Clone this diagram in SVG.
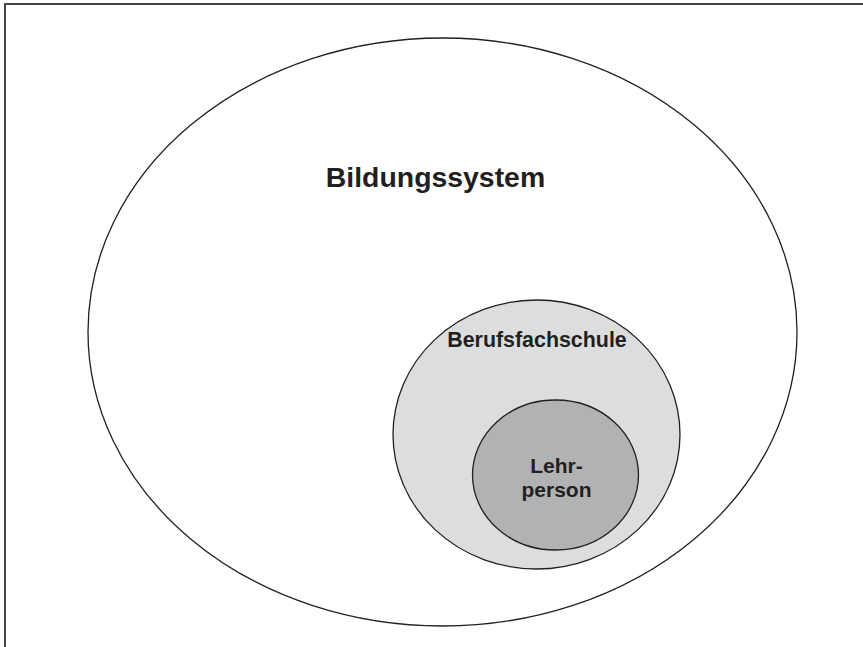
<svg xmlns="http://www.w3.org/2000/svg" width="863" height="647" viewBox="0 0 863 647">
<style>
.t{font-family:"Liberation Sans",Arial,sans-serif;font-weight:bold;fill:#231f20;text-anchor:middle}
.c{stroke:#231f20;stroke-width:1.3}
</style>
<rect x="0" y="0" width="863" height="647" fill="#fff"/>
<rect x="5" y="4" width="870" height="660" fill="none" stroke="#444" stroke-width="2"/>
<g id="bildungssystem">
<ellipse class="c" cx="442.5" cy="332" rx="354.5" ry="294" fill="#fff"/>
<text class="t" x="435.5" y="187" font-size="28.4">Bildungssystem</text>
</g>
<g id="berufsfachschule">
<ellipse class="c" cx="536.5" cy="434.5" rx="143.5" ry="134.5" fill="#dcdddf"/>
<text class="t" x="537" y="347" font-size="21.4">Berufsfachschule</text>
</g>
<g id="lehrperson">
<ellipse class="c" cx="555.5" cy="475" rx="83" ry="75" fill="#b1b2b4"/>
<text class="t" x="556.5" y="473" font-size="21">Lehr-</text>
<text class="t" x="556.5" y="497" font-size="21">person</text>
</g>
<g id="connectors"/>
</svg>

+--

What you need to do:
Set down the material above as is, without any pictures.

Answer:
Clone this diagram in SVG.
<svg xmlns="http://www.w3.org/2000/svg" width="863" height="647" viewBox="0 0 863 647">
<style>
.t{font-family:"Liberation Sans",Arial,sans-serif;font-weight:bold;fill:#231f20;text-anchor:middle}
.c{stroke:#231f20;stroke-width:1.3}
</style>
<rect x="0" y="0" width="863" height="647" fill="#fff"/>
<rect x="5" y="4" width="870" height="660" fill="none" stroke="#444" stroke-width="2"/>
<g id="bildungssystem">
<ellipse class="c" cx="442.5" cy="332" rx="354.5" ry="294" fill="#fff"/>
<text class="t" x="435.5" y="187" font-size="28.4">Bildungssystem</text>
</g>
<g id="berufsfachschule">
<ellipse class="c" cx="536.5" cy="434.5" rx="143.5" ry="134.5" fill="#dcdddf"/>
<text class="t" x="537" y="347" font-size="21.4">Berufsfachschule</text>
</g>
<g id="lehrperson">
<ellipse class="c" cx="555.5" cy="475" rx="83" ry="75" fill="#b1b2b4"/>
<text class="t" x="556.5" y="473" font-size="21">Lehr-</text>
<text class="t" x="556.5" y="497" font-size="21">person</text>
</g>
<g id="connectors"/>
</svg>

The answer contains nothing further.